Не ведал я, ребенок поседелый,
Что лютую ехидну безопасней
Прижать к груди, чем полюбить народ.
Не долго я дышал его любовью,
Он клевете врагов своих поверил
И на меня, как зверь, взбешенный лаской,
Прыгнул, рыча, и грудь мне растерзал.
И я погиб, шепча ему проклятья.
Не верь, Кай Гракх, не верь любви народной!
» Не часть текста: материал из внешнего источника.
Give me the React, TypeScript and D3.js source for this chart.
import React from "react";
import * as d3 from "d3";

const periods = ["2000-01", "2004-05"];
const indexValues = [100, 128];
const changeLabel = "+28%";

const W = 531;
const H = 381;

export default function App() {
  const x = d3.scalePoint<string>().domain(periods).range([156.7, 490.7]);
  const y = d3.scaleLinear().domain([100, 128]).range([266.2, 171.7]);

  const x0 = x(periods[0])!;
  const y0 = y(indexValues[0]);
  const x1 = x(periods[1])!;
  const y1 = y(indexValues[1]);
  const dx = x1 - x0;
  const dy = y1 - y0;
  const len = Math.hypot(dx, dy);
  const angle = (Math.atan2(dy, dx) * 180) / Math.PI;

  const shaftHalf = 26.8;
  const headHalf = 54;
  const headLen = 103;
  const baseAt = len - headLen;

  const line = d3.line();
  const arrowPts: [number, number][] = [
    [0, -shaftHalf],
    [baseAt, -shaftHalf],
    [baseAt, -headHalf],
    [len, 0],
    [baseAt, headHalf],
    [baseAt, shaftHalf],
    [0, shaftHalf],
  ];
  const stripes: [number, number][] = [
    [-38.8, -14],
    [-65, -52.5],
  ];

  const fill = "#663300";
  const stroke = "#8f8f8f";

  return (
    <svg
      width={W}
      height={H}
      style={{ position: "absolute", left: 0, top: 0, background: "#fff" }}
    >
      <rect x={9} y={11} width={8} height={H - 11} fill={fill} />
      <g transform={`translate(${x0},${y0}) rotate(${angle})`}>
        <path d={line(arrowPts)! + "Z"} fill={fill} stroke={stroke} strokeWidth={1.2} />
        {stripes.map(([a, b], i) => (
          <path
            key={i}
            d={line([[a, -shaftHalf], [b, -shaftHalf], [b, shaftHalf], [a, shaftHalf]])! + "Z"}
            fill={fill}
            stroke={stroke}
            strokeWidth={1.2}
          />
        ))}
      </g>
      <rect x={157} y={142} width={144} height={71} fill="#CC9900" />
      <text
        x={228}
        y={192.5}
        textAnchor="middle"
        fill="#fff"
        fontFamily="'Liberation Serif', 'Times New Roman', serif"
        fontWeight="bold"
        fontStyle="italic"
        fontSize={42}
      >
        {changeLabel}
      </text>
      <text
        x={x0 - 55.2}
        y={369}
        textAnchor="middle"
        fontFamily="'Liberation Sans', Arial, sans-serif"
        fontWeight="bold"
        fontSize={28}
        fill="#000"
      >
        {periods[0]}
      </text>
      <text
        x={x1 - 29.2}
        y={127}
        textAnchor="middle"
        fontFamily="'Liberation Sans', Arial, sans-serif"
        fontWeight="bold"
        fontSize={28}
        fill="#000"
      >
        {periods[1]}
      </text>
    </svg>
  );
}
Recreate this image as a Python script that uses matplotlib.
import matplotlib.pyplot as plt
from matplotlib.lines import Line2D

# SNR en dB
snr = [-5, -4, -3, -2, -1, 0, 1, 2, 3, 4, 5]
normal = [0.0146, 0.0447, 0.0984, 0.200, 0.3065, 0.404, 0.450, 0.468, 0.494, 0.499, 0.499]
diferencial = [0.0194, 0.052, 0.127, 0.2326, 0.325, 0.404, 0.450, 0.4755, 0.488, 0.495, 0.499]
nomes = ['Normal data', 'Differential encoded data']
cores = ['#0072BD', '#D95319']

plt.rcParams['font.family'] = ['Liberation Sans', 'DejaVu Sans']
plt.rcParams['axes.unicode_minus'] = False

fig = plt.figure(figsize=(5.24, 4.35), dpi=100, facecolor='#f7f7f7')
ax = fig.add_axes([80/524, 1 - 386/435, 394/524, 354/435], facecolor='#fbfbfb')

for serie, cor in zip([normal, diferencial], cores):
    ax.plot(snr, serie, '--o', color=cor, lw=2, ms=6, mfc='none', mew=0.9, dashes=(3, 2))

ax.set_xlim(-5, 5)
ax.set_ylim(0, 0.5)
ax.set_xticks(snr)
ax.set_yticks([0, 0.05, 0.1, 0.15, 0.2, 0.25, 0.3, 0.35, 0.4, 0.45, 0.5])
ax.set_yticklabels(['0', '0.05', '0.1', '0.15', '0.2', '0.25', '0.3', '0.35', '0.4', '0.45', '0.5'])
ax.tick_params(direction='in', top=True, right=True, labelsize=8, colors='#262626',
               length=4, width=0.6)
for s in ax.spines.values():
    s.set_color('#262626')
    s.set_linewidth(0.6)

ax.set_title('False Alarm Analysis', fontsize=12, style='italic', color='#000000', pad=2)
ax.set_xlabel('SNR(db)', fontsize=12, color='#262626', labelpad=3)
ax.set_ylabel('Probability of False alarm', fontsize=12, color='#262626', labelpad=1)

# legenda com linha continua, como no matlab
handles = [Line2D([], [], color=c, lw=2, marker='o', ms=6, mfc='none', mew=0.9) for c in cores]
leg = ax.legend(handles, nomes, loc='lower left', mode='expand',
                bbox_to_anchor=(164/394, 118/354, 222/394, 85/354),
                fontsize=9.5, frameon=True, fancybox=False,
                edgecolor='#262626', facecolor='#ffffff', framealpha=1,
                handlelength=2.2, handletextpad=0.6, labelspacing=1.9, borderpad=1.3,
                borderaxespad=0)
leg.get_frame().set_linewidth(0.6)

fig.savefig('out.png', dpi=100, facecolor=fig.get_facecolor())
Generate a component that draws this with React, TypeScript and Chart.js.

Оставалось сделать решительный шаг – и новые русские романтики последовали примеру Ницше, окончательно обезличившего народ, окончательно смешавшего и демократию и бюргерство в однородную, безобразную массу. До каких пределов дошло подобное «обезличение» народа, смешение его с бюргерством – об этом красноречиво свидетельствует последний ницшеанский роман г. Мережковского «Воскресшие боги».
V. Мечты о сверхчеловеке
«Избранники» восьмидесятых годов были далеко несильными людьми. Обладая высоким представлением о достоинствах личности, высоким сознанием своих человеческих прав, обладая душой, доступной самым тонким психическим, моральным и эстетическим ощущениям и движениям, они тем в большей степени должны были тяготиться грубой прозаичностью новой торгово-промышленной культуры, тем больше негодовать на «ничтожество дел людских», и в то же время сознавать себя узниками, тюрьмой которым служит «весь мир, огромный мир, раскинутый кругом». Они не считают себя героями. Презревши «будничный, мелкий удел», уйдя от «толпы», они убеждаются в своей неспособности совершать великие подвиги, «нечеловечески величественные дела». Они признаются, что они «рабы», а не «пророки», что они «дети больного поколения», что вместе с толпой они усыплены позорным сном «уныния, страха и печали». Они сами ждут пришествия великого пророка, который указал бы им путь спасения и вдохновил их на подвиги.
Пора! Явись пророк! Всей силою печали,
Всей силою любви взываю я к тебе!
Взгляни, как дряхлы мы, взгляни, как мы устали,
Как мы беспомощны в мучительной борьбе!